8 Comments Post a comment
  1. Nice photo retrospective, S + D! Love hearing about your travels!

    May 13, 2015
    • Thanks, Whit! This was just a teaser. More to come shortly.

      May 13, 2015
  2. Kara Freedman #

    Sounds like good fun! You’re so right that there are some places that even the worst photographer could not ruin. Looking forward to seeing some South America pictures! Any from Peru (which is where I am now)?

    May 15, 2015
    • Hey Kara, where in Peru are you and how long are you there? We just posted a bunch of Ecuador travel suggestions, and a Peru post is in the works. Peru is a awesome – lots to see and do, both on and off the beaten path.

      May 15, 2015
      • Kara Freedman #

        I’m in northern Peru and I’ll be here until the end of December. I will definitely take note of your Ecuador and Peru suggestions, thanks!

        May 19, 2015
        • Working on a Peru post as we speak. Northern Peru has some cool stuff going on – all the ruins and relics around Chiclayo and Trujillo; the museum at Sipan is awesome; plus the beaches aren’t bad, though better if you’re into surfing than just casual hanging out.

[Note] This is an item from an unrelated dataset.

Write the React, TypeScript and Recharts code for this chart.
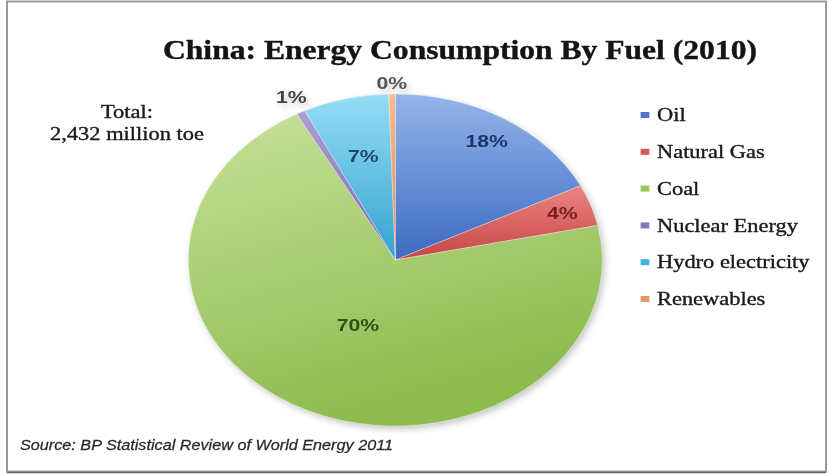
import React from 'react';
import { PieChart, Pie, Cell } from 'recharts';

// ---- data ----
const categories = ['Oil', 'Natural Gas', 'Coal', 'Nuclear Energy', 'Hydro electricity', 'Renewables'];
const values = [428.6, 98.1, 1713.5, 16.7, 163.1, 12.1]; // million toe
const titleText = 'China: Energy Consumption By Fuel (2010)';
const totalLines = ['Total:', '2,432 million toe'];
const sourceText = 'Source: BP Statistical Review of World Energy 2011';

// ---- styles ----
const gradTop = ['#94b4ea', '#ea8583', '#c6e19a', '#ada0d4', '#95dcf6', '#f5bb94'];
const gradBottom = ['#3d6bc2', '#c84444', '#8dbb4e', '#7b66ad', '#34a3cf', '#e4874c'];
const legendColors = ['#4a78c8', '#d65656', '#9bc45c', '#8a74b8', '#46b4dc', '#ec9660'];
const labelColors = ['#1c3766', '#7a2020', '#2f4f18', '#444444', '#1a4a66', '#555555'];
const labelRadius = [0.84, 0.855, 0.43, 1.1, 0.645, 1.066];

const SX = 1.247; // horizontal stretch of the picture
const W = 829;
const H = 476;
const IW = W / SX;
const PIE_BOX = 400;
const CX = 395 / SX;
const CY = 260;
const R = 166;

const data = categories.map((name, i) => ({ name, value: values[i] }));

const renderLabel = (props: any) => {
  const { cx, cy, midAngle, outerRadius, percent, index } = props;
  const r = outerRadius * labelRadius[index];
  const a = (-midAngle * Math.PI) / 180;
  const x = cx + r * Math.cos(a);
  const y = cy + r * Math.sin(a);
  return (
    <text
      x={x}
      y={y}
      textAnchor="middle"
      dominantBaseline="central"
      fill={labelColors[index]}
      fontFamily="'Liberation Sans', Arial, sans-serif"
      fontWeight="bold"
      fontSize={17}
    >
      {Math.round(percent * 100)}%
    </text>
  );
};

export default function App() {
  return (
    <div style={{ position: 'absolute', left: 0, top: 0, width: W, height: H, background: '#fff', overflow: 'hidden' }}>
      <div
        style={{
          position: 'absolute',
          left: 0,
          top: 0,
          width: IW,
          height: H,
          transform: `scaleX(${SX})`,
          transformOrigin: '0 0',
        }}
      >
        <div
          style={{
            position: 'absolute',
            left: CX - PIE_BOX / 2,
            top: CY - PIE_BOX / 2,
            width: PIE_BOX,
            height: PIE_BOX,
            filter: 'drop-shadow(2px 3px 3px rgba(0,0,0,0.22))',
          }}
        >
          <PieChart width={PIE_BOX} height={PIE_BOX} margin={{ top: 0, right: 0, bottom: 0, left: 0 }} style={{ overflow: 'visible' }}>
            <defs>
              {categories.map((c, i) => (
                <linearGradient key={c} id={`g${i}`} x1="0" y1="0" x2={i === 2 ? '0.35' : '0'} y2="1">
                  <stop offset="0%" stopColor={gradTop[i]} />
                  <stop offset="100%" stopColor={gradBottom[i]} />
                </linearGradient>
              ))}
            </defs>
            <Pie
              data={data}
              dataKey="value"
              nameKey="name"
              cx={PIE_BOX / 2}
              cy={PIE_BOX / 2}
              outerRadius={R}
              startAngle={90}
              endAngle={-270}
              isAnimationActive={false}
              label={renderLabel}
              labelLine={false}
              stroke="#ffffff"
              strokeWidth={0.5}
              strokeOpacity={0.6}
            >
              {data.map((d, i) => (
                <Cell key={d.name} fill={`url(#g${i})`} />
              ))}
            </Pie>
          </PieChart>
        </div>
        <svg width={IW} height={H} style={{ position: 'absolute', left: 0, top: 0, pointerEvents: 'none', overflow: 'visible' }}>
          <text
            x={460 / SX}
            y={59}
            textAnchor="middle"
            fontFamily="'Liberation Serif', 'Times New Roman', serif"
            fontWeight="bold"
            fontSize={27}
            fill="#141414"
            stroke="#141414"
            strokeWidth={0.4}
            textLength={594 / SX}
            lengthAdjust="spacingAndGlyphs"
          >
            {titleText}
          </text>
          {totalLines.map((t, i) => (
            <text
              key={t}
              x={127 / SX}
              y={118 + i * 22}
              textAnchor="middle"
              fontFamily="'Liberation Serif', 'Times New Roman', serif"
              fontSize={18}
              fill="#1a1a1a"
              stroke="#1a1a1a"
              strokeWidth={0.35}
            >
              {t}
            </text>
          ))}
          {categories.map((c, i) => {
            const cyRow = 115 + i * 36.8;
            return (
              <g key={c}>
                <rect x={645 / SX - 3.5} y={cyRow - 3} width={7} height={6} fill={legendColors[i]} />
                <text
                  x={657 / SX}
                  y={cyRow}
                  dominantBaseline="central"
                  fontFamily="'Liberation Serif', 'Times New Roman', serif"
                  fontSize={18}
                  fill="#1a1a1a"
                  stroke="#1a1a1a"
                  strokeWidth={0.35}
                >
                  {c}
                </text>
              </g>
            );
          })}
          <text
            x={20 / SX}
            y={450}
            fontFamily="'Liberation Sans', Arial, sans-serif"
            fontStyle="italic"
            fontSize={14}
            fill="#2a2a2a"
            stroke="#2a2a2a"
            strokeWidth={0.25}
            textLength={373 / SX}
            lengthAdjust="spacingAndGlyphs"
          >
            {sourceText}
          </text>
        </svg>
      </div>
      <svg width={W} height={H} style={{ position: 'absolute', left: 0, top: 0, pointerEvents: 'none' }}>
        <rect x={7} y={1.5} width={819} height={470} fill="none" stroke="#9a9a9a" strokeWidth={2} />
        <line x1={7} y1={472.5} x2={826} y2={472.5} stroke="#6a6a6a" strokeWidth={1.5} />
      </svg>
    </div>
  );
}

          Until December – that’s a loooong time. What are you doing?

          May 19, 2015
          • Kara Freedman #

            I’m here for the academic year as an english teaching assistant. I visited Trujillo (and Chan Chan) though didn’t see any of its museums. I’ve heard great things about Chiclayo and it’s quite close to me so I’ll definitely have a chance to visit at some point!

            May 22, 2015
            • Chan Chan is such a trip. I think the huacas at Lambayeque were my favorite, not sure if I’m remembering right. Sechin, near Tortugas, has the warrior etchings. Avoid Chiclayo itself – unless you are really into the stench of fish processing, but the places around it are cool. Mancora was my favorite of the beaches up north. Have fun and hopefully you’ll get a chance to travel around.